Skip Navigation Links

 Step 4: Gathering Credible Evidence

An evaluation should collect information that is seen as credible to the evaluation’s primary users. In some situations, consulting evaluation specialists may be necessary to ensure credible information is gathered. Credible evidence strengthens the evaluation and subsequent recommendations. Credibility can be improved by using multiple procedures for gathering, interpreting, and analyzing data. Stakeholders engaged in defining and gathering data they find credible can lead to a greater chance of acceptance of the evaluation's conclusions and recommendations. Evidence gathering includes indicators, sources, quality, quantity, and logistics.

Types of Credible Evidence

Indicators – indicators address criteria that will be used to evaluate the program. Indicators can be defined to measure program activities (ex: participation rate, levels of client satisfaction, capacity to deliver services) and/or measure program effects (ex: changes in participant behavior, community norms, health status, quality of life, polices/practices).

It is necessary to develop multiple indicators for monitoring the implementation of a program and its effects, but it is important not to define too many indicators as that can detract from the evaluation's goals. A good place to start in developing and defining indicators is the logic model that was developed in Step 2 of the evaluation.

Sources – sources of evidence can include people, documents, or observations that provide information. More than one source of information can be used to gather evidence for each indicator. Selecting multiple sources of evidence provides an opportunity to include different perspectives and can enhance credibility. The criteria used for selecting sources should be clearly stated so that users can interpret information appropriately. Using both qualitative and quantitative information can increase the chance that the evidence is balanced.

Quality – quality refers to the integrity and appropriateness of information used in evaluations. High quality data is reliable, valid, and informative. Quality data is affected by well-defined indicators, data collection methods, training of data collectors, data management, instrument design, coding, and source selection, among others. It is important to note that all data have limitations, and obtaining quality data will have tradeoffs (breadth vs depth). This should be negotiated among stakeholders so that it meets their threshold for credibility.

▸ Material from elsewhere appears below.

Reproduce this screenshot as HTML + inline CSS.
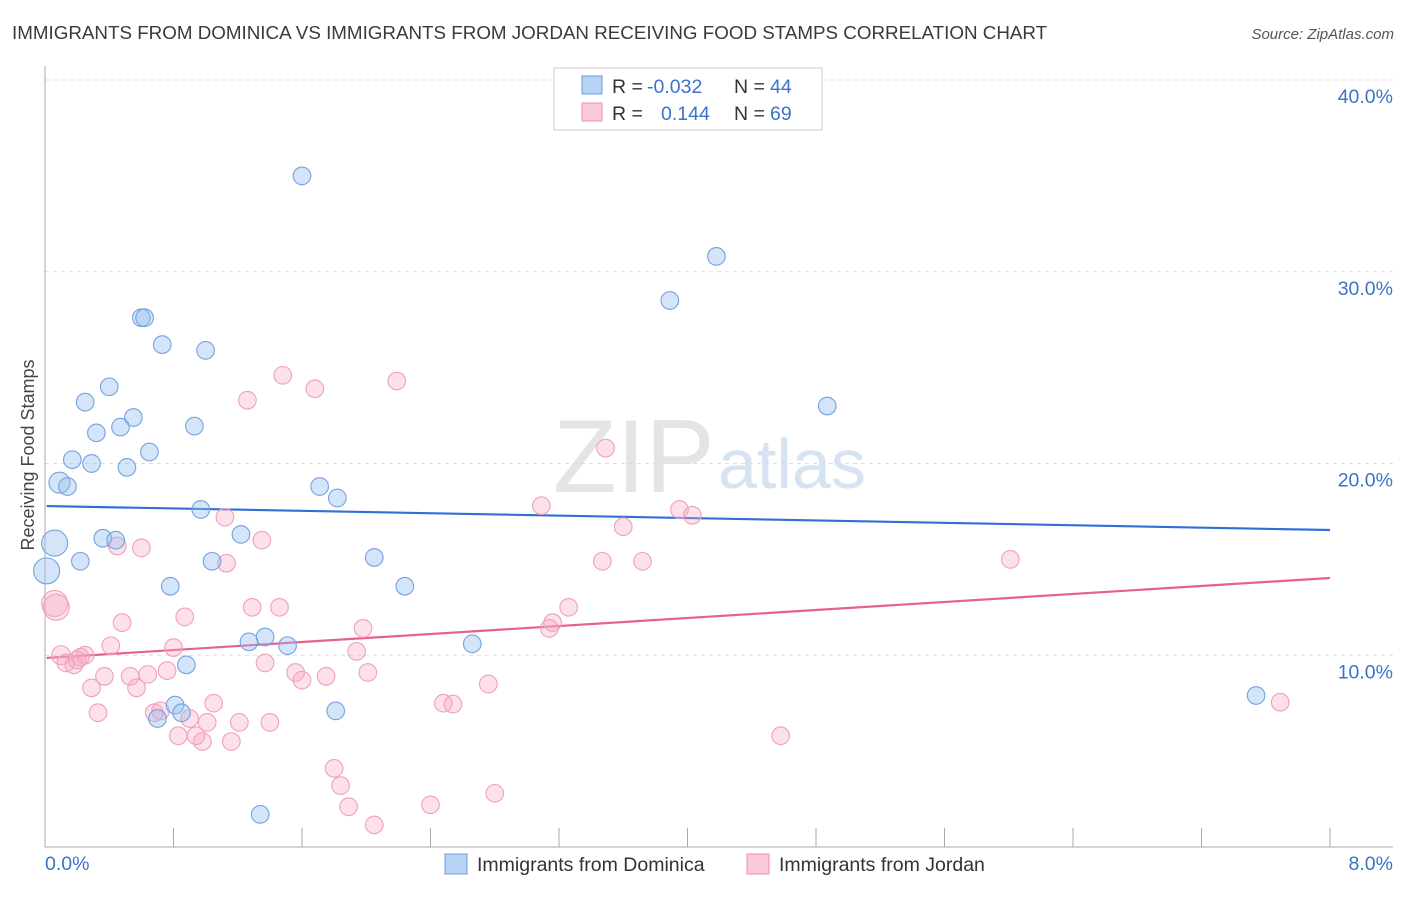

Quantity – quantity refers to the amount of evidence gathered. When possible, the quantity of information to be gathered should be decided in advance or for evolving processes, criteria for how much information to gather should be set. Quantity of data collected has implications for confidence level, precision, and sufficient power to determine effects.

Logistics – logistics refers to the physical infrastructure, timing, and methods for gathering and handling evidence. Each technique for gathering evidence should be appropriate based on the source, plan of analysis, and strategy for communicating findings. It is important to consider the cultural norms for gathering evidence and ensure that privacy or confidentiality agreements are in place where necessary.

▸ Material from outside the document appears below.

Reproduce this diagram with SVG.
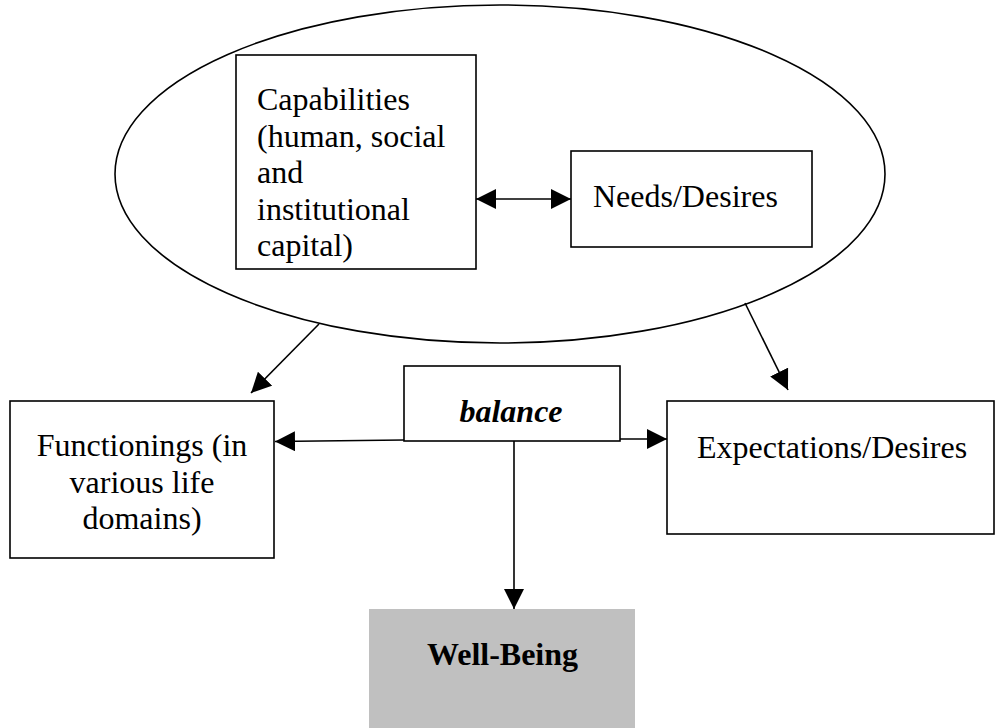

Example From Innovation Station: Washington State Parent Child Assistance Program (PCAP) 

The AMCHP Innovation Station Best Practice Parent Child Assistance Program (PCAP) is a three year advocacy/case management model for women who are at-risk for substance abuse during pregnancy as well as their families. PCAP used several indicators for their evaluation design. For example, client satisfaction and behavior change in the following areas: alcohol/drug treatment; abstinence from alcohol/drugs; family planning & subsequent birth; health & well‐ being of target child; family connection with services; and stability indicators: education, source of income, employment. The sources of evidence included the participants, the Advocate Client Relationship Inventory (a 27-item instrument), and pre/post-tests. In terms of logistics, PCAP collected data at various times – during the intervention, upon completion of the intervention, and about two and half years following the intervention. The PCAP gathered data using surveys and other techniques.